Walker Pass has some helpful amenities (including, when I was there this weekend, a huge "donut cache" of pastries and other sweets kindly provided by trail angels for hungry PCT hikers!), but they aren't always easy to access for equestrians. There are three small but well-make metal corrals as you first approach the Walker Pass campground on the PCT, along with a picnic table and a large more-or-less flat open area with some grass, at least at this early time of the year.

horse corral at Walker Pass

The problem is water, which is not available in the campground itself, but there is a water trough and spring just north and west of the campground. To find it, you can go out to Highway 178 and turn left, follow the road for a couple of hundred yards, then walk down into a ravine on the left to locate the water trough and spring. Or, as a perhaps easier route, look for a trail heading toward the highway that comes off of the lower part of the parking loop (near the junction where the loop connects with the entrance driveway).

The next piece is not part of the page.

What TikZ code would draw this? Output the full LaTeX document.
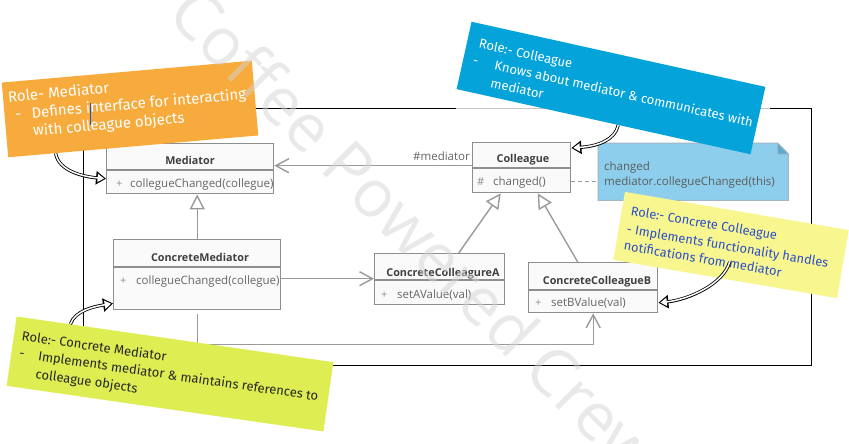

Trail toward the water trough

Head over the hill in the direction of the highway (toward the trees at the top left of the photo). The trail will fade away and become indistinct the further you go, but as long as you head down toward the highway and keep to the left as you go, you will descend into a shallow ravine. If you come across the wire fence near the bottom of the ravine, just follow it to the right toward the highway. You will see a large square concrete trough full of cattails and a longer, narrower water trough. Two years ago the trough was full of water; this year it had only a shallow layer along the bottom, but the large one with the cattails was full and had an overflow pipe with a steady stream of water falling from it.

Looking down the hill at the 2 troughs--lower left and center--with road on top right

large square trough with overflow pipe

Long narrow trough (with only shallow water at this time).